En Grèce, personne n'oublie l'été 2004. L'équipe nationale de football est sacrée championne d'Europe. Et Athènes accueille les Jeux olympiques et paralympiques. Pour Heinz Frei, cet été grec est source de tourments: pour la première fois de sa carrière, il rentre sans médaille olympique. «Tous ces efforts en valent-ils encore la peine? Suis-je toujours compétitif dans l'élite mondiale?» Ces questions lui trottent dans la tête. La retraite est dans l'air.
19 ans ont passé, mais Heinz Frei n'a toujours pas pris sa retraite. A 65 ans, le Soleurois vient de disputer les championnats du monde de paracyclisme à Glasgow. Son envie de faire du sport est restée intacte, 43 ans après ses premières compétitions. Son palmarès compte 35 médailles paralympiques, 14 titres de champion du monde et 112 victoires en marathon. Où donc cet homme qui a marqué le parasport comme aucun autre puise-t-il sa motivation?
Heinz Frei est en voiture avec sa femme Rita, en route pour le lieu de la compétition, Dumfries, dans les Southern Uplands écossais, quand il nous parle de sa passion intacte. «Je porte tout simplement le gène du sport en moi», commence-t-il.
Le sexagénaire n'avait pas d'objectif personnel pour ces championnats du monde, il les a disputés avant tout par altruisme.
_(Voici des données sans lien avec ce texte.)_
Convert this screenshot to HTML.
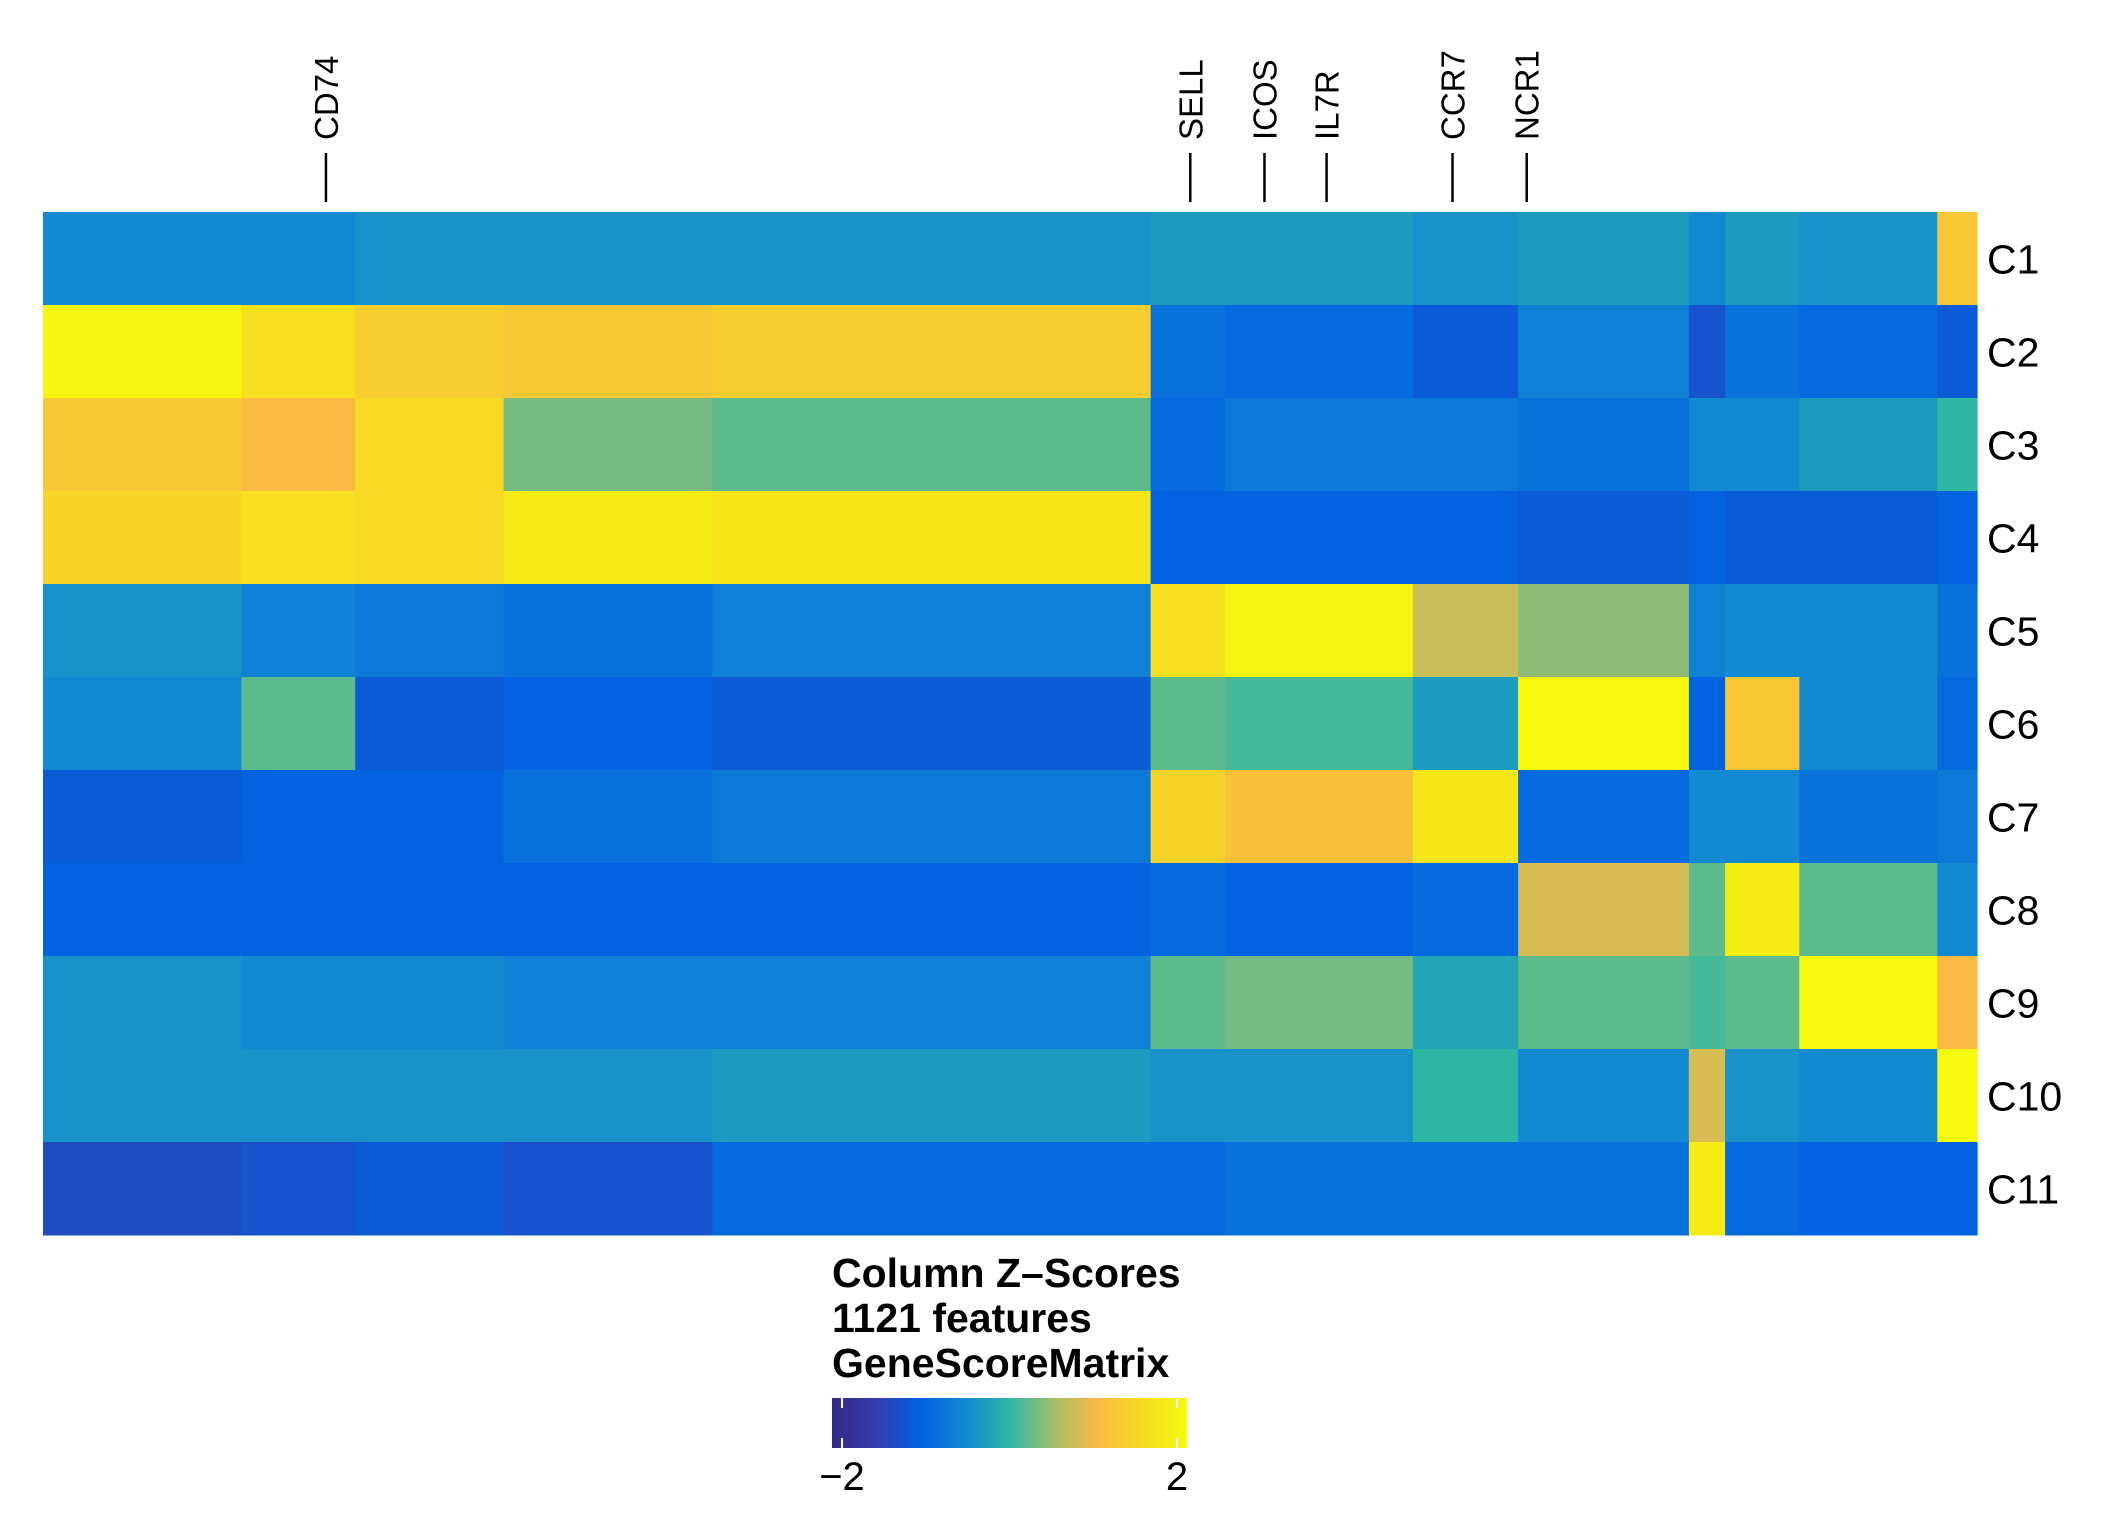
<!DOCTYPE html>
<html><head><meta charset="utf-8">
<style>
html,body{margin:0;padding:0;background:#fff;}
svg{display:block;font-family:"Liberation Sans",Arial,sans-serif;}
</style></head>
<body>
<svg id="chart" width="2108" height="1514" viewBox="0 0 2108 1514" xmlns="http://www.w3.org/2000/svg">
<defs>
<linearGradient id="cbar" x1="0" x2="1" y1="0" y2="0">
<stop offset="0" stop-color="#352A86"/><stop offset="0.125" stop-color="#343DAE"/>
<stop offset="0.25" stop-color="#0262E0"/><stop offset="0.375" stop-color="#1389D2"/>
<stop offset="0.5" stop-color="#2DB7A3"/><stop offset="0.625" stop-color="#A5BE6A"/>
<stop offset="0.75" stop-color="#F8BA43"/><stop offset="0.875" stop-color="#F6DA23"/>
<stop offset="1" stop-color="#F8FA0D"/>
</linearGradient>
</defs>
<g id="cells"></g>
<g id="rowlabels"></g>
<g id="genelabels"></g>
<g>
<text x="832" y="1287" font-size="41" font-weight="bold">Column Z–Scores</text>
<text x="832" y="1332" font-size="41" font-weight="bold">1121 features</text>
<text x="832" y="1377" font-size="41" font-weight="bold">GeneScoreMatrix</text>
<rect x="832" y="1398" width="355" height="50" fill="url(#cbar)"/>
<line x1="842" y1="1398" x2="842" y2="1408" stroke="#fff" stroke-width="2"/>
<line x1="842" y1="1438" x2="842" y2="1448" stroke="#fff" stroke-width="2"/>
<line x1="1177" y1="1398" x2="1177" y2="1408" stroke="#fff" stroke-width="2"/>
<line x1="1177" y1="1438" x2="1177" y2="1448" stroke="#fff" stroke-width="2"/>
<text x="842" y="1490" font-size="40" text-anchor="middle">−2</text>
<text x="1177" y="1490" font-size="40" text-anchor="middle">2</text>
</g>
</svg>
<script>
const rowNames = ["C1","C2","C3","C4","C5","C6","C7","C8","C9","C10","C11"];
const groupSizes = [115,66,86,121,254,43,109,61,99,21,43,80,23];
const z_C1  = [-0.5,-0.5,-0.4,-0.4,-0.4,-0.3,-0.3,-0.4,-0.3,-0.5,-0.3,-0.4,1.2];
const z_C2  = [1.9,1.6,1.3,1.2,1.3,-0.8,-0.9,-1.1,-0.6,-1.2,-0.8,-0.9,-1.1];
const z_C3  = [1.2,1.0,1.5,0.3,0.2,-0.9,-0.7,-0.7,-0.8,-0.5,-0.5,-0.3,0.0];
const z_C4  = [1.4,1.6,1.5,1.8,1.7,-1.0,-1.0,-1.0,-1.1,-1.0,-1.1,-1.1,-1.0];
const z_C5  = [-0.4,-0.6,-0.7,-0.8,-0.6,1.6,1.9,0.7,0.4,-0.6,-0.5,-0.5,-0.8];
const z_C6  = [-0.5,0.2,-1.1,-1.0,-1.1,0.2,0.1,-0.3,2.0,-1.0,1.2,-0.5,-0.9];
const z_C7  = [-1.1,-1.0,-1.0,-0.8,-0.7,1.4,1.1,1.7,-0.9,-0.5,-0.5,-0.8,-0.7];
const z_C8  = [-1.0,-1.0,-1.0,-1.0,-1.0,-0.9,-1.0,-0.9,0.8,0.2,1.8,0.2,-0.5];
const z_C9  = [-0.4,-0.5,-0.5,-0.6,-0.6,0.2,0.3,-0.2,0.2,0.1,0.2,2.0,1.0];
const z_C10 = [-0.4,-0.4,-0.4,-0.4,-0.3,-0.4,-0.4,0.0,-0.5,0.8,-0.4,-0.5,2.0];
const z_C11 = [-1.3,-1.2,-1.1,-1.2,-0.9,-0.9,-0.8,-0.8,-0.8,1.8,-0.9,-1.0,-1.0];
const zRows = [z_C1,z_C2,z_C3,z_C4,z_C5,z_C6,z_C7,z_C8,z_C9,z_C10,z_C11];
const geneNames = ["CD74","SELL","ICOS","IL7R","CCR7","NCR1"];
const geneColumns = [164,665,708,744,817,860];
const palette = ["#352A86","#343DAE","#0262E0","#1389D2","#2DB7A3","#A5BE6A","#F8BA43","#F6DA23","#F8FA0D"];

const NS = "http://www.w3.org/2000/svg";
const X0 = 43, X1 = 1977, Y0 = 212, RH = 93;
const totalCols = groupSizes.reduce((a,b)=>a+b,0);
function xScale(col){ return X0 + (X1 - X0) * col / totalCols; }
function yScale(r){ return Y0 + r * RH; }
function hex(h){ return [1,3,5].map(i=>parseInt(h.substr(i,2),16)); }
function colorOf(z){
  let t = (Math.max(-2,Math.min(2,z)) + 2) / 4 * (palette.length - 1);
  let i = Math.min(palette.length - 2, Math.floor(t)), f = t - i;
  let a = hex(palette[i]), b = hex(palette[i+1]);
  return "rgb(" + a.map((v,k)=>Math.round(v + (b[k]-v)*f)).join(",") + ")";
}
const cells = document.getElementById("cells");
zRows.forEach((row, r) => {
  let c = 0;
  row.forEach((z, g) => {
    const el = document.createElementNS(NS, "rect");
    const xa = xScale(c), xb = xScale(c + groupSizes[g]);
    el.setAttribute("x", xa.toFixed(2));
    el.setAttribute("y", yScale(r));
    el.setAttribute("width", (xb - xa + 0.6).toFixed(2));
    el.setAttribute("height", RH + 0.5);
    el.setAttribute("fill", colorOf(z));
    
    
    cells.appendChild(el);
    c += groupSizes[g];
  });
});
const rl = document.getElementById("rowlabels");
rowNames.forEach((n, r) => {
  const t = document.createElementNS(NS, "text");
  t.setAttribute("x", 1987);
  t.setAttribute("y", yScale(r) + RH/2 + 15);
  t.setAttribute("font-size", "41");
  t.textContent = n;
  
  
  rl.appendChild(t);
});
const gl = document.getElementById("genelabels");
geneNames.forEach((n, i) => {
  const x = xScale(geneColumns[i]);
  const ln = document.createElementNS(NS, "line");
  ln.setAttribute("x1", x); ln.setAttribute("x2", x);
  ln.setAttribute("y1", 153); ln.setAttribute("y2", 202);
  ln.setAttribute("stroke", "#000"); ln.setAttribute("stroke-width", "2.5");
  
  
  gl.appendChild(ln);
  const t = document.createElementNS(NS, "text");
  t.setAttribute("transform", "translate(" + (x + 12) + ",140) rotate(-90)");
  t.setAttribute("font-size", "33");
  t.textContent = n;
  
  
  gl.appendChild(t);
});
</script>
</body></html>
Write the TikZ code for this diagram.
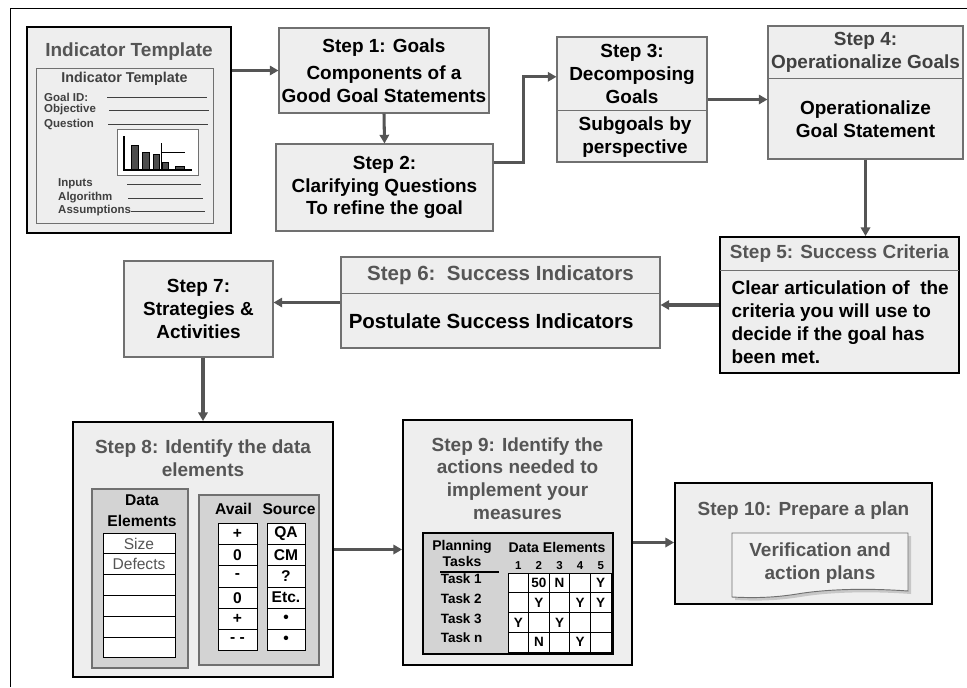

Ses résultats ont permis aux athlètes suisses d'engranger des points pour les quotas nationaux des Jeux paralympiques de Paris 2024.
Frei lui-même ne nourrit plus d'ambitions pour ceux-ci: «En fait, j'avais déjà mauvaise conscience à Tokyo d'avoir pris une place de départ à un jeune homme. Mais j'ai pu le justifier avec ma médaille d'argent», confesse-t-il en riant. Après coup, le Soleurois a qualifié la course paracycliste sur route au Japon de point culminant de sa carrière émotionnellement. «Dans cette épreuve, j'ai encore une fois tout donné et j'ai pu en quelque sorte faire mes adieux à ce niveau.»
Si Heinz Frei est en fauteuil roulant, c'est la faute à la malchance lors d'une randonnée en montagne en 1978. Le jeune homme, alors âgé de 20 ans, glisse sur un sol mouillé et dévale la pente. Le diagnostic est terrible: paraplégie.
Mais rapidement, Frei s'engage dans cette nouvelle vie, accepte le fauteuil roulant. «J'ai pris ma décision: "Je veux et je dois tirer le meilleur parti des possibilités qu'il me reste."» A ce moment-là, le Soleurois ne sait pas encore quelles seront justement ces possibilités. Il se lance dans un voyage de découverte.
Avec recul, Heinz Frei considère sa décision d'adhérer à un club en fauteuil roulant à Kriens (LU) comme un moment décisif dans ce processus. Deux ans après l'accident, il y rencontre des personnes qui sont en fauteuil depuis longtemps. «Cette étape a été tout sauf facile pour moi, mais elle m'a énormément aidé.» Le jeune homme reçoit de nombreuses astuces et conseils pour la vie quotidienne. Et surtout, il se rapproche à nouveau de sa grande passion, qu'il pratique avec les autres membres du club:
Son entourage joue aussi un rôle important. Sa famille, ses amis, mais également son employeur le soutiennent. Heinz Frei a fait un apprentissage de dessinateur-géomètre et peut continuer à exercer ce métier après l'accident. «Ça m'a apporté un soutien, j'ai pu reprendre pied dans la société.»
À Kriens, il commence à fabriquer lui-même des fauteuils roulants de course avec des collègues et s'aligne ensuite sur diverses courses populaires en Suisse. En 1984, à 26 ans, Frei participe pour la première fois aux Jeux paralympiques. Il y remporte trois médailles d'or. C'est le début d'une impressionnante carrière.
Aujourd'hui, près de 40 ans plus tard, le sport a beaucoup changé, y compris le parasport. C'est notamment le cas du matériel, qui est devenu high-tech. Désormais, même l'écurie de Formule 1 Alfa Romeo Sauber construit des fauteuils roulants de course pour les athlètes de haut niveau.
Heinz Frei a vécu cette évolution de très près. Il est conscient que la dernière ligne droite de sa carrière approche. Il a d'autant plus savouré chaque jour des derniers Mondiaux.
Récemment, il a été présenté comme un «faiseur de courage» au moment de prendre la parole en public lors de festivités du 1er août, où il a senti l'admiration de nombreuses personnes. Aujourd'hui, il le sait: ça valait la peine de ne pas prendre sa retraite en été 2004.